Exercise data -
..............................
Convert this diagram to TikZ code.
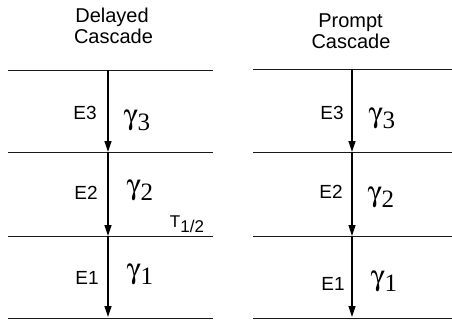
\documentclass[tikz,border=0pt]{standalone}
\usepackage{fontspec}
\usepackage[Symbol]{upgreek}
\setmainfont{Liberation Sans}
\newfontfamily\digitfont{Liberation Serif}
\usetikzlibrary{arrows.meta}
% gamma with a lowered index, as set with the Symbol font
\newcommand{\gam}[1]{\scalebox{1.15}{$\upgamma$}\raisebox{-6pt}{\digitfont #1}}
\begin{document}
\begin{tikzpicture}[x=1pt,y=-1pt,
  level/.style={line width=0.9pt, draw=black!90},
  trans/.style={line width=1.2pt, -{Triangle[length=11pt,width=7pt]}},
  head/.style={font=\fontsize{20}{22}\selectfont, anchor=base, inner sep=0pt},
  elabel/.style={font=\fontsize{19}{19}\selectfont, anchor=center, inner sep=0pt},
  glabel/.style={font=\fontsize{25}{25}\selectfont, anchor=center, inner sep=0pt},
  tlabel/.style={font=\fontsize{17}{17}\selectfont, anchor=center, inner sep=0pt}]
\useasboundingbox (0,0) rectangle (452,322);

% ---- headings
\node[head] (dh1) at (112,22.5) {Delayed};
\node[head] (dh2) at (113.5,43) {Cascade};
\node[head] (ph1) at (350.5,27) {Prompt};
\node[head] (ph2) at (351,48) {Cascade};

% ---- energy levels, delayed cascade
\foreach \n/\y in {3/70,2/152,1/236,0/318}{
  \coordinate (dL\n) at (8,\y);
  \coordinate (dR\n) at (213,\y);
  \coordinate (dA\n) at (108,\y);
  \draw[level] (dL\n) -- (dR\n);
}
% ---- energy levels, prompt cascade
\foreach \n/\y in {3/69,2/152,1/236,0/318}{
  \coordinate (pL\n) at (253,\y);
  \coordinate (pR\n) at (452,\y);
  \coordinate (pA\n) at (352,\y);
  \draw[level] (pL\n) -- (pR\n);
}

% ---- gamma transitions
\draw[trans] (dA3) -- (dA2);
\draw[trans] (dA2) -- (dA1);
\draw[trans] (dA1) -- ([yshift=1pt]dA0);
\draw[trans] (pA3) -- (pA2);
\draw[trans] (pA2) -- (pA1);
\draw[trans] (pA1) -- ([yshift=1pt]pA0);

% ---- level energies
\node[elabel] (dE3) at (85,113) {E3};
\node[elabel] (dE2) at (86,193) {E2};
\node[elabel] (dE1) at (87,278) {E1};
\node[elabel] (pE3) at (332,113) {E3};
\node[elabel] (pE2) at (331,192) {E2};
\node[elabel] (pE1) at (333,284) {E1};

% ---- gamma labels
\node[glabel] (dg3) at (137,121) {\gam{3}};
\node[glabel] (dg2) at (140,191) {\gam{2}};
\node[glabel] (dg1) at (140,275) {\gam{1}};
\node[glabel] (pg3) at (382,119) {\gam{3}};
\node[glabel] (pg2) at (381,198) {\gam{2}};
\node[glabel] (pg1) at (384,282) {\gam{1}};

% ---- half-life of the intermediate level
\node[tlabel] (thalf) at (187,224) {T\raisebox{-5pt}{1/2}};
\end{tikzpicture}
\end{document}
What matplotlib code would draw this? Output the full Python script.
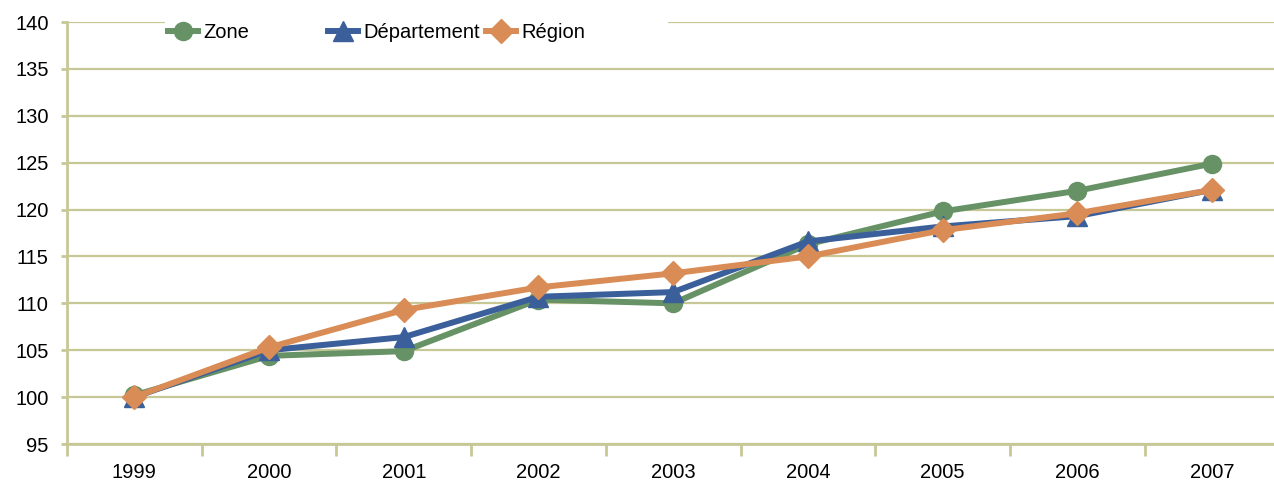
import matplotlib.pyplot as plt
from matplotlib.patches import Rectangle
from matplotlib.legend import Legend

years = ["1999", "2000", "2001", "2002", "2003", "2004", "2005", "2006", "2007"]
zone = [100.2, 104.4, 104.9, 110.4, 110.0, 116.3, 119.8, 122.0, 124.9]
departement = [100.0, 105.0, 106.4, 110.7, 111.2, 116.6, 118.2, 119.3, 122.1]
region = [100.0, 105.3, 109.3, 111.7, 113.2, 115.0, 117.8, 119.6, 122.1]

plt.rcParams['font.family'] = ['Liberation Sans', 'DejaVu Sans']
grid_col = "#c8c896"
W, H = 1274, 480

fig = plt.figure(figsize=(W / 100, H / 100), dpi=100)
ax = fig.add_axes([67/W, 1-444/H, 1-67/W, (444-22)/H])

x = range(len(years))
l1, = ax.plot(x, zone, color="#669266", lw=4.3, marker="o", ms=13, label="Zone", zorder=3)
l2, = ax.plot(x, departement, color="#3a5f9a", lw=4.3, marker="^", ms=14, label="Département", zorder=4)
l3, = ax.plot(x, region, color="#d98c55", lw=4.3, marker="D", ms=12, label="Région", zorder=5)

ax.set_ylim(95, 140)
ax.set_yticks(range(95, 141, 5))
ax.set_xlim(-0.5, 8.46)
ax.set_xticks([i - 0.5 for i in range(len(years))])
ax.set_xticklabels([])
ax.set_xticks(list(x), minor=True)
ax.set_xticklabels(years, minor=True)
ax.tick_params(axis="x", which="major", length=8.6, width=2, color=grid_col)
ax.tick_params(axis="x", which="minor", length=0, pad=14, labelsize=14.5)
ax.tick_params(axis="y", length=4.3, width=2, color=grid_col, labelsize=14.5, pad=9)

ax.grid(axis="y", color=grid_col, lw=1.6)
ax.set_axisbelow(True)
for s in ["top", "right"]:
    ax.spines[s].set_visible(False)
for s in ["left", "bottom"]:
    ax.spines[s].set_color(grid_col)
    ax.spines[s].set_linewidth(2)

# white legend band over the top gridline
ax.add_patch(Rectangle((165/W, 1-42/H), (668-165)/W, 30/H, transform=fig.transFigure,
                       facecolor="white", edgecolor="none", clip_on=False, zorder=8))

for line, xpix in [(l1, 168), (l2, 328), (l3, 486)]:
    leg = Legend(ax, [line], [line.get_label()], loc="center left",
                 bbox_to_anchor=(xpix/W, 1-33/H), bbox_transform=fig.transFigure,
                 frameon=False, fontsize=14.5, handlelength=1.5, handletextpad=0.25,
                 borderpad=0, borderaxespad=0)
    leg.set_zorder(10)
    ax.add_artist(leg)

fig.savefig("out.png", dpi=100)
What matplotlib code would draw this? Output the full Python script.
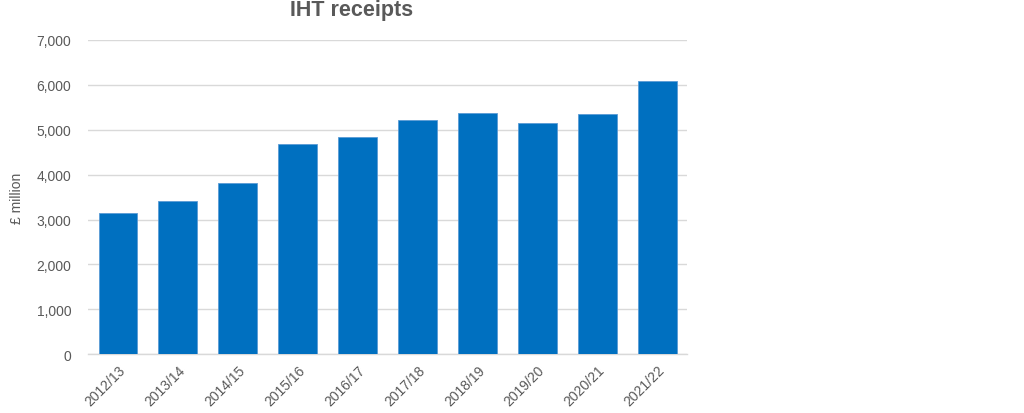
import matplotlib.pyplot as plt
import numpy as np

years = ["2012/13", "2013/14", "2014/15", "2015/16", "2016/17",
         "2017/18", "2018/19", "2019/20", "2020/21", "2021/22"]
receipts = [3136, 3403, 3825, 4676, 4833, 5213, 5365, 5151, 5349, 6083]

plt.rcParams.update({
    "font.family": ["Liberation Sans", "DejaVu Sans"],
})

grey = "#595959"

fig = plt.figure(figsize=(10.24, 4.14), dpi=100)
ax = fig.add_axes([0.086, 0.142, 0.585, 0.759])

x = np.arange(len(years))
ax.bar(x, receipts, width=0.65, color="#0070c0", edgecolor="#5b9bd5",
       linewidth=0.6, zorder=3)

ax.set_xlim(-0.5, len(years) - 0.5)
ax.set_ylim(0, 7000)
ax.set_yticks(np.arange(0, 7001, 1000))
ax.set_yticklabels([f"{v:,}" for v in range(0, 7001, 1000)])
ax.set_xticks(x)
ax.set_xticklabels(years, rotation=45, ha="right", rotation_mode="anchor")

ax.grid(axis="y", color="#d9d9d9", linewidth=1, zorder=0)
for s in ["top", "right", "left"]:
    ax.spines[s].set_visible(False)
ax.spines["bottom"].set_color("#d9d9d9")
ax.spines["bottom"].set_linewidth(1)
ax.tick_params(length=0, colors=grey, labelsize=10)
ax.tick_params(axis="y", pad=12)
ax.tick_params(axis="x", pad=6)

ax.set_ylabel("£ million", color=grey, fontsize=10, labelpad=9)
fig.text(0.343, 0.975, "IHT receipts", color=grey, fontsize=15.5,
         fontweight="bold", ha="center", va="center")

fig.savefig("out.png", dpi=100)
..............................
Short task - Each record above is to be restated exactly, with its pictures removed from the copy.

The output -
Convert this diagram to TikZ code.
\documentclass[tikz,border=0pt]{standalone}
\usepackage{fontspec}
\usepackage[Symbol]{upgreek}
\setmainfont{Liberation Sans}
\newfontfamily\digitfont{Liberation Serif}
\usetikzlibrary{arrows.meta}
% gamma with a lowered index, as set with the Symbol font
\newcommand{\gam}[1]{\scalebox{1.15}{$\upgamma$}\raisebox{-6pt}{\digitfont #1}}
\begin{document}
\begin{tikzpicture}[x=1pt,y=-1pt,
  level/.style={line width=0.9pt, draw=black!90},
  trans/.style={line width=1.2pt, -{Triangle[length=11pt,width=7pt]}},
  head/.style={font=\fontsize{20}{22}\selectfont, anchor=base, inner sep=0pt},
  elabel/.style={font=\fontsize{19}{19}\selectfont, anchor=center, inner sep=0pt},
  glabel/.style={font=\fontsize{25}{25}\selectfont, anchor=center, inner sep=0pt},
  tlabel/.style={font=\fontsize{17}{17}\selectfont, anchor=center, inner sep=0pt}]
\useasboundingbox (0,0) rectangle (452,322);

% ---- headings
\node[head] (dh1) at (112,22.5) {Delayed};
\node[head] (dh2) at (113.5,43) {Cascade};
\node[head] (ph1) at (350.5,27) {Prompt};
\node[head] (ph2) at (351,48) {Cascade};

% ---- energy levels, delayed cascade
\foreach \n/\y in {3/70,2/152,1/236,0/318}{
  \coordinate (dL\n) at (8,\y);
  \coordinate (dR\n) at (213,\y);
  \coordinate (dA\n) at (108,\y);
  \draw[level] (dL\n) -- (dR\n);
}
% ---- energy levels, prompt cascade
\foreach \n/\y in {3/69,2/152,1/236,0/318}{
  \coordinate (pL\n) at (253,\y);
  \coordinate (pR\n) at (452,\y);
  \coordinate (pA\n) at (352,\y);
  \draw[level] (pL\n) -- (pR\n);
}

% ---- gamma transitions
\draw[trans] (dA3) -- (dA2);
\draw[trans] (dA2) -- (dA1);
\draw[trans] (dA1) -- ([yshift=1pt]dA0);
\draw[trans] (pA3) -- (pA2);
\draw[trans] (pA2) -- (pA1);
\draw[trans] (pA1) -- ([yshift=1pt]pA0);

% ---- level energies
\node[elabel] (dE3) at (85,113) {E3};
\node[elabel] (dE2) at (86,193) {E2};
\node[elabel] (dE1) at (87,278) {E1};
\node[elabel] (pE3) at (332,113) {E3};
\node[elabel] (pE2) at (331,192) {E2};
\node[elabel] (pE1) at (333,284) {E1};

% ---- gamma labels
\node[glabel] (dg3) at (137,121) {\gam{3}};
\node[glabel] (dg2) at (140,191) {\gam{2}};
\node[glabel] (dg1) at (140,275) {\gam{1}};
\node[glabel] (pg3) at (382,119) {\gam{3}};
\node[glabel] (pg2) at (381,198) {\gam{2}};
\node[glabel] (pg1) at (384,282) {\gam{1}};

% ---- half-life of the intermediate level
\node[tlabel] (thalf) at (187,224) {T\raisebox{-5pt}{1/2}};
\end{tikzpicture}
\end{document}
What matplotlib code would draw this? Output the full Python script.
import matplotlib.pyplot as plt
from matplotlib.patches import Rectangle
from matplotlib.legend import Legend

years = ["1999", "2000", "2001", "2002", "2003", "2004", "2005", "2006", "2007"]
zone = [100.2, 104.4, 104.9, 110.4, 110.0, 116.3, 119.8, 122.0, 124.9]
departement = [100.0, 105.0, 106.4, 110.7, 111.2, 116.6, 118.2, 119.3, 122.1]
region = [100.0, 105.3, 109.3, 111.7, 113.2, 115.0, 117.8, 119.6, 122.1]

plt.rcParams['font.family'] = ['Liberation Sans', 'DejaVu Sans']
grid_col = "#c8c896"
W, H = 1274, 480

fig = plt.figure(figsize=(W / 100, H / 100), dpi=100)
ax = fig.add_axes([67/W, 1-444/H, 1-67/W, (444-22)/H])

x = range(len(years))
l1, = ax.plot(x, zone, color="#669266", lw=4.3, marker="o", ms=13, label="Zone", zorder=3)
l2, = ax.plot(x, departement, color="#3a5f9a", lw=4.3, marker="^", ms=14, label="Département", zorder=4)
l3, = ax.plot(x, region, color="#d98c55", lw=4.3, marker="D", ms=12, label="Région", zorder=5)

ax.set_ylim(95, 140)
ax.set_yticks(range(95, 141, 5))
ax.set_xlim(-0.5, 8.46)
ax.set_xticks([i - 0.5 for i in range(len(years))])
ax.set_xticklabels([])
ax.set_xticks(list(x), minor=True)
ax.set_xticklabels(years, minor=True)
ax.tick_params(axis="x", which="major", length=8.6, width=2, color=grid_col)
ax.tick_params(axis="x", which="minor", length=0, pad=14, labelsize=14.5)
ax.tick_params(axis="y", length=4.3, width=2, color=grid_col, labelsize=14.5, pad=9)

ax.grid(axis="y", color=grid_col, lw=1.6)
ax.set_axisbelow(True)
for s in ["top", "right"]:
    ax.spines[s].set_visible(False)
for s in ["left", "bottom"]:
    ax.spines[s].set_color(grid_col)
    ax.spines[s].set_linewidth(2)

# white legend band over the top gridline
ax.add_patch(Rectangle((165/W, 1-42/H), (668-165)/W, 30/H, transform=fig.transFigure,
                       facecolor="white", edgecolor="none", clip_on=False, zorder=8))

for line, xpix in [(l1, 168), (l2, 328), (l3, 486)]:
    leg = Legend(ax, [line], [line.get_label()], loc="center left",
                 bbox_to_anchor=(xpix/W, 1-33/H), bbox_transform=fig.transFigure,
                 frameon=False, fontsize=14.5, handlelength=1.5, handletextpad=0.25,
                 borderpad=0, borderaxespad=0)
    leg.set_zorder(10)
    ax.add_artist(leg)

fig.savefig("out.png", dpi=100)
What matplotlib code would draw this? Output the full Python script.
import matplotlib.pyplot as plt
import numpy as np

years = ["2012/13", "2013/14", "2014/15", "2015/16", "2016/17",
         "2017/18", "2018/19", "2019/20", "2020/21", "2021/22"]
receipts = [3136, 3403, 3825, 4676, 4833, 5213, 5365, 5151, 5349, 6083]

plt.rcParams.update({
    "font.family": ["Liberation Sans", "DejaVu Sans"],
})

grey = "#595959"

fig = plt.figure(figsize=(10.24, 4.14), dpi=100)
ax = fig.add_axes([0.086, 0.142, 0.585, 0.759])

x = np.arange(len(years))
ax.bar(x, receipts, width=0.65, color="#0070c0", edgecolor="#5b9bd5",
       linewidth=0.6, zorder=3)

ax.set_xlim(-0.5, len(years) - 0.5)
ax.set_ylim(0, 7000)
ax.set_yticks(np.arange(0, 7001, 1000))
ax.set_yticklabels([f"{v:,}" for v in range(0, 7001, 1000)])
ax.set_xticks(x)
ax.set_xticklabels(years, rotation=45, ha="right", rotation_mode="anchor")

ax.grid(axis="y", color="#d9d9d9", linewidth=1, zorder=0)
for s in ["top", "right", "left"]:
    ax.spines[s].set_visible(False)
ax.spines["bottom"].set_color("#d9d9d9")
ax.spines["bottom"].set_linewidth(1)
ax.tick_params(length=0, colors=grey, labelsize=10)
ax.tick_params(axis="y", pad=12)
ax.tick_params(axis="x", pad=6)

ax.set_ylabel("£ million", color=grey, fontsize=10, labelpad=9)
fig.text(0.343, 0.975, "IHT receipts", color=grey, fontsize=15.5,
         fontweight="bold", ha="center", va="center")

fig.savefig("out.png", dpi=100)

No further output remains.